Working closely with Arlington County staff, Mr. Newberger prepared the 2013 version of the Traffic Signal and Streetlight Specifications Manual for Arlington County, VA. As part of this effort, Mr. Newberger incorporated changes and updates to the existing traffic signal and lighting standards, as well as developed new standard drawings including a Relume Retrofit LED Streetlight System.
Mr. Newberger oversaw the design of traffic engineering design plans throughout Fairfax County as part of an engineering services on-call. Designs include Traffic Signal, Maintenance of Traffic, Traffic Management, and Signing and Pavement Marking plans. Representative projects include:
Mr. Newberger managed the development of traffic design plans in support of the conversion of New Jersey Avenue from one-way to two-way roadway traffic between N Street and 2nd Street, NW, in Washington, D.C., for DDOT. In addition, the project will replace full depth pavement along New York Avenue from First Street to 4th Street and improve safety throughout the corridor. This project provides particular challenges do to the intersection of New York Avenue with New Jersey Avenue being amongst the highest crash locations within Washington, D.C.

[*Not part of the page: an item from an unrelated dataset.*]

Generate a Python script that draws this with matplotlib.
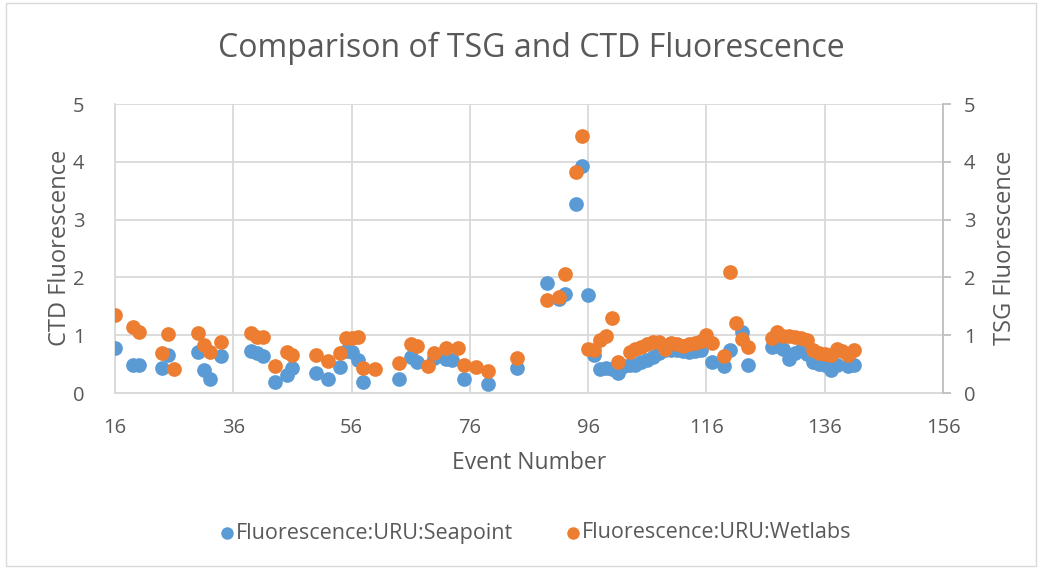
import numpy as np
import matplotlib.pyplot as plt
from matplotlib.patches import Rectangle

plt.rcParams['font.family'] = ['Open Sans', 'DejaVu Sans']

# Seapoint (CTD, primary axis)
sea_event = [16, 19, 20, 24, 25, 30, 31, 32, 34, 39, 40, 41, 43, 45, 46, 50, 52, 54, 55, 56,
             57, 58, 64, 66, 67, 70, 72, 73, 75, 79, 84, 89, 91, 92, 94, 95, 96, 97, 98, 99,
             100, 101, 102, 103, 104, 105, 106, 107, 108, 109, 110, 111, 112, 113, 114, 115,
             117, 119, 120, 122, 123, 127, 128, 129, 130, 131, 132, 133, 134, 135, 136, 137,
             138, 140, 141]
sea_val = [0.78, 0.48, 0.48, 0.43, 0.66, 0.71, 0.40, 0.24, 0.64, 0.72, 0.69, 0.64, 0.19, 0.31,
           0.44, 0.34, 0.24, 0.45, 0.72, 0.71, 0.57, 0.19, 0.24, 0.62, 0.53, 0.60, 0.59, 0.57,
           0.24, 0.16, 0.43, 1.91, 1.62, 1.71, 3.27, 3.92, 1.70, 0.66, 0.41, 0.43, 0.42, 0.34,
           0.46, 0.48, 0.49, 0.53, 0.57, 0.63, 0.69, 0.74, 0.75, 0.74, 0.73, 0.71, 0.73, 0.74,
           0.54, 0.46, 0.74, 1.06, 0.48, 0.80, 0.82, 0.77, 0.58, 0.70, 0.74, 0.68, 0.54, 0.50,
           0.48, 0.40, 0.48, 0.46, 0.48]

# Wetlabs (TSG, secondary axis)
wet_event = [16, 19, 20, 24, 25, 26, 30, 31, 32, 34, 39, 40, 41, 43, 45, 46, 50, 52, 54, 55,
             56, 57, 58, 60, 64, 66, 67, 69, 70, 72, 74, 75, 77, 79, 84, 89, 91, 92, 94, 95,
             96, 97, 98, 99, 100, 101, 103, 104, 105, 106, 107, 108, 109, 110, 111, 112, 113,
             114, 115, 116, 117, 119, 120, 121, 122, 123, 127, 128, 129, 130, 131, 132, 133,
             134, 135, 136, 137, 138, 139, 140, 141]
wet_val = [1.35, 1.14, 1.06, 0.69, 1.02, 0.42, 1.03, 0.83, 0.71, 0.89, 1.03, 0.97, 0.97, 0.47,
           0.71, 0.65, 0.66, 0.55, 0.69, 0.96, 0.96, 0.97, 0.43, 0.41, 0.52, 0.85, 0.81, 0.47,
           0.69, 0.78, 0.78, 0.48, 0.45, 0.38, 0.61, 1.61, 1.66, 2.06, 3.83, 4.45, 0.76, 0.74,
           0.92, 0.99, 1.29, 0.54, 0.71, 0.76, 0.80, 0.85, 0.89, 0.89, 0.76, 0.86, 0.85, 0.81,
           0.84, 0.86, 0.90, 1.00, 0.86, 0.64, 2.10, 1.21, 0.93, 0.80, 0.96, 1.06, 0.99, 0.99,
           0.97, 0.96, 0.92, 0.74, 0.70, 0.67, 0.66, 0.77, 0.72, 0.66, 0.74]

blue = '#5B9BD5'
orange = '#ED7D31'
grid = '#D9D9D9'
txt = '#595959'

fig = plt.figure(figsize=(10.41, 5.69), dpi=100)
ax = fig.add_axes([0.1105, 0.3093, 0.7954, 0.5079])
ax2 = ax.twinx()

ax.scatter(sea_event, sea_val, s=112, color=blue, linewidths=0, zorder=3,
           label='Fluorescence:URU:Seapoint')
ax2.scatter(wet_event, wet_val, s=112, color=orange, linewidths=0, zorder=3,
            label='Fluorescence:URU:Wetlabs')

for a in (ax, ax2):
    a.set_xlim(16, 156)
    a.set_ylim(0, 5)
    a.set_yticks(np.arange(0, 6, 1))
    for s in a.spines.values():
        s.set_visible(False)

ax.set_xticks(np.arange(16, 157, 20))
ax.grid(True, color=grid, linewidth=1.3)
ax.set_axisbelow(True)
for side in ('left', 'bottom'):
    ax.spines[side].set_visible(True)
    ax.spines[side].set_color(grid)
    ax.spines[side].set_linewidth(1.3)
ax.tick_params(axis='both', length=0, labelsize=14.5, colors=txt)
ax.tick_params(axis='x', pad=18)
ax.tick_params(axis='y', pad=22)

ax2.spines['right'].set_visible(True)
ax2.spines['right'].set_color('#BFBFBF')
ax2.spines['right'].set_linewidth(1.3)
ax2.tick_params(axis='y', length=6, width=1.3, color='#BFBFBF', labelsize=14.5,
                labelcolor=txt, pad=9)

fig.text(60 / 1041, 1 - 248 / 569, 'CTD Fluorescence', rotation=90, ha='center', va='center',
         fontsize=17, color=txt)
fig.text(1005 / 1041, 1 - 248 / 569, 'TSG Fluorescence', rotation=90, ha='center',
         va='center', fontsize=17, color=txt)
fig.text(529 / 1041, 1 - 463 / 569, 'Event Number', ha='center', va='center',
         fontsize=16.5, color=txt)
fig.text(531 / 1041, 1 - 48 / 569, 'Comparison of TSG and CTD Fluorescence', ha='center',
         va='center', fontsize=23, color=txt)

h1, l1 = ax.get_legend_handles_labels()
h2, l2 = ax2.get_legend_handles_labels()
fig.legend(h1 + h2, l1 + l2, loc='center', bbox_to_anchor=(536 / 1041, 1 - 533 / 569), ncol=2,
           frameon=False, fontsize=15.5, labelcolor=txt, handlelength=0.6,
           handletextpad=0.15, columnspacing=2.45, markerscale=0.85)

fig.patches.append(Rectangle((0.006, 0.005), 0.989, 0.99, transform=fig.transFigure,
                             fill=False, edgecolor=grid, linewidth=1))

fig.savefig('out.png', dpi=100)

Mr. Newberger managed the design of on-street bicycle facilities for the City of Alexandria. Bicycle facilities included sharrows, bike lanes, and hybrid designs in conformance with AASHTO, MUTCD, and the NACTO. In an effort to keep costs down, standard note, marking, and sign sheets where developed and utilized for each design.
Mr. Newberger managed the design of bicycle signing and pavement marking plans for multiple bicycle lane and cycle-track projects in the District of Columbia in support of their Bicycle Master Plan.